Le peuple fait le dos rond. Il a l'habitude. La parole dominante, c'est comme les intempéries, faut faire avec. Si on le questionne, le peuple, on indiquera seulement son prénom ("Robert - de Trifouilly-sur-Saône"). Le mépris, toujours, est venu d'en haut. Aujourd'hui, il vient des journalistes, des penseurs, des Créateurs.

Mais quoi ? Tu les mets tous dans le même sac ? Ouais et c'est ce qui me navre. J'ouvre ma radio, ma télé, mes journaux, hélas, et je me dis : tiens, les v'la.

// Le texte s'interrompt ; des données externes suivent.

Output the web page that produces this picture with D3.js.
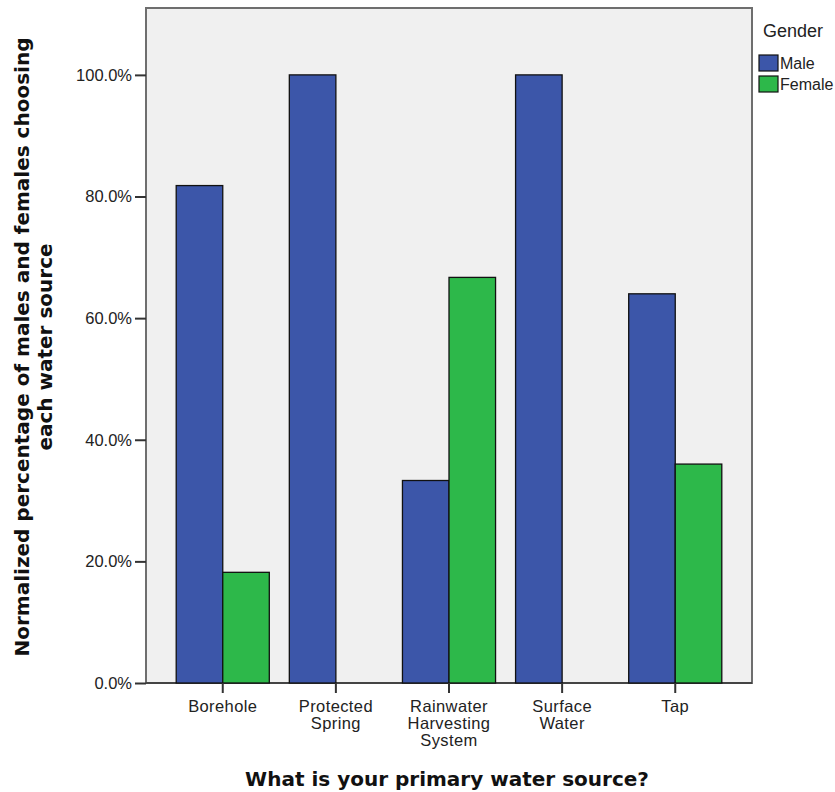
<!DOCTYPE html>
<html><head><meta charset="utf-8">
<script src="https://cdn.jsdelivr.net/npm/d3@7"></script>
<style>body{margin:0;background:#fff}svg{display:block}</style>
</head><body>
<svg id="c" width="835" height="792"></svg>
<script>
const categories = [["Borehole"],["Protected","Spring"],["Rainwater","Harvesting","System"],["Surface","Water"],["Tap"]];
const categoryKeys = ["Borehole","Protected Spring","Rainwater Harvesting System","Surface Water","Tap"];
const genders = ["Male","Female"];
const maleValues = [81.8, 100, 33.3, 100, 64.0];
const femaleValues = [18.2, 0, 66.7, 0, 36.0];
const yTicks = [0, 20, 40, 60, 80, 100];
const colors = ["#3c56a9", "#2db84a"];

const svg = d3.select("#c");
const L = 146, R = 752, T = 8, B = 683;
const font = "'Liberation Sans', Arial, sans-serif";
const boldFont = "'DejaVu Sans', Verdana, sans-serif";

const x = d3.scaleBand().domain(categoryKeys).range([L, R]).paddingInner(0.177).paddingOuter(0.267);
const xg = d3.scaleBand().domain(genders).range([0, x.bandwidth()]);
const y = d3.scaleLinear().domain([0, 111]).range([B, T]);

svg.append("rect").attr("x", L).attr("y", T).attr("width", R - L).attr("height", B - T)
  .attr("fill", "#f0f0f0");

svg.append("rect").attr("x", L).attr("y", T).attr("width", R - L).attr("height", B - T)
  .attr("fill", "none").attr("stroke", "#6e6e6e").attr("stroke-width", 2);
svg.append("line").attr("x1", L).attr("x2", R).attr("y1", B).attr("y2", B).attr("stroke", "#444").attr("stroke-width", 2);

const series = [maleValues, femaleValues];
categoryKeys.forEach((c, i) => {
  genders.forEach((g, j) => {
    const v = series[j][i];
    svg.append("rect")
      .attr("x", x(c) + xg(g)).attr("y", y(v))
      .attr("width", xg.bandwidth()).attr("height", y(0) - y(v))
      .attr("fill", colors[j]).attr("stroke", "#111").attr("stroke-width", 1.3);
  });
});

const yAxis = svg.append("g").attr("transform", `translate(${L},0)`)
  .call(d3.axisLeft(y).tickValues(yTicks).tickSize(11).tickFormat(d => d.toFixed(1) + "%"));
yAxis.select(".domain").remove();
yAxis.selectAll("line").attr("stroke", "#333").attr("stroke-width", 2);
yAxis.selectAll("text").attr("font-family", font).attr("font-size", 16.5).attr("fill", "#222").attr("x", -14);

const xAxis = svg.append("g").attr("transform", `translate(0,${B})`)
  .call(d3.axisBottom(x).tickSize(10).tickFormat(""));
xAxis.select(".domain").remove();
xAxis.selectAll("line").attr("stroke", "#333").attr("stroke-width", 2);
xAxis.selectAll(".tick").each(function(d, i) {
  const t = d3.select(this).append("text").attr("fill", "#222").attr("font-family", font)
    .attr("font-size", 16.5).attr("letter-spacing", 0.4).attr("text-anchor", "middle");
  categories[i].forEach((ln, k) => t.append("tspan").attr("x", 0).attr("y", 29 + k * 17).text(ln));
});

svg.append("text").attr("x", 447).attr("y", 786).attr("text-anchor", "middle")
  .attr("font-family", boldFont).attr("font-weight", "bold").attr("font-size", 20)
  .attr("fill", "#111").text("What is your primary water source?");

const yt = svg.append("text").attr("transform", "rotate(-90)")
  .attr("text-anchor", "middle").attr("font-family", boldFont)
  .attr("font-weight", "bold").attr("font-size", 20).attr("fill", "#111");
yt.append("tspan").attr("x", -347).attr("y", 29).text("Normalized percentage of males and females choosing");
yt.append("tspan").attr("x", -347).attr("y", 52).text("each water source");

svg.append("text").attr("x", 763).attr("y", 37).attr("font-family", font).attr("font-size", 18)
  .attr("fill", "#222").text("Gender");
genders.forEach((g, j) => {
  svg.append("rect").attr("x", 759).attr("y", 55 + j * 21).attr("width", 19).attr("height", 16)
    .attr("fill", colors[j]).attr("stroke", "#111").attr("stroke-width", 1.2);
  svg.append("text").attr("x", 780).attr("y", 69 + j * 21).attr("font-family", font).attr("font-size", 16)
    .attr("fill", "#222").text(g);
});
</script>
</body></html>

Et c'est justement parce que je ressens ça, désormais, ce sentiment d'une bande qui cause à ma place et m'intime le silence, que je pense qu'il y a un problème nouveau dans ce pays.

Le hasard met sous mes yeux, presque au même moment, les résultats d'une enquête sur les pratiques culturelles des Français. Résultats piteux qui expriment l'échec des politiques culturelles menées depuis une trentaine d'années - et l'échec des professionnels. En gros, depuis les années 80, on a cessé de militer pour l'émancipation par la culture ("Action culturelle : un gros mot !" - entendu sur France-Culture ce samedi…) pour lui préférer "le soutien aux artistes et à la création". Festivals, festivités pointues, mon-style-perso, ce-que-j'ai-à-dire-au-monde, ma-révolte, haut-niveau etc. Tout le pouvoir, tout l'argent aux Créateurs ! Ah, on a bien laissé tomber les illusions (populistes ?) et cette espérance de l'union entre les classes populaires et les artistes et intellectuels. Le résultat est là.

Eh ben, tout le monde s'en fout. Aucun mea culpa, aucun manifeste, aucune pétition…

Certes, les cultureux ne sont pas les seuls responsables. Il n'y a plus de militants, c'est vrai, vu qu'il n'y a plus de société rêvée. On s'est faits à l'idée de l'injustice sociale et culturelle. Et d'ailleurs, il n'y a pas d'absolu du beau et du vrai, tu sais bien… C'est toute la société qui est "en recherche" de sens - comme on dit - c'est-à-dire qu'on ne cherche pas, vu qu'on a compris qu'il n'y a rien à trouver, on n'est pas naïf. Et puis, ne va pas parler d'un élan national vers la culture ! Dans national, il y a nation, hein, si tu voiss'quej'veux dire… Et caetera.

Oui, bien sûr. Et moi je vous suggère un proverbe bamileke : Quand le sage montre la lune, le professionnel de la culture se demande si on aide suffisamment la création, dans ce pays.

Un hasard ; deux sujets ; une seule chronique. D'un côté, l'échec d'une politique qui a oublié d'embarquer le peuple pour construire une société, qui a remplacé les militants par des ambitieux ; d'un autre côté, une tribu de notoires qui s'évasent. Sont-ce les mêmes ? Oui, de plus en plus : les cloisons sont poreuses entre la culture subventionnée, le show-business, les médias et la bourgeoisie. La Grande Bavarde a intégré les petits-enfants de Vilar. Ce qui fait qu'au moment même où ils devraient, au nom du peuple, interpeller le Ministre sur sa politique, ils sont occupés à tirer sur le peuple au nom du Ministre.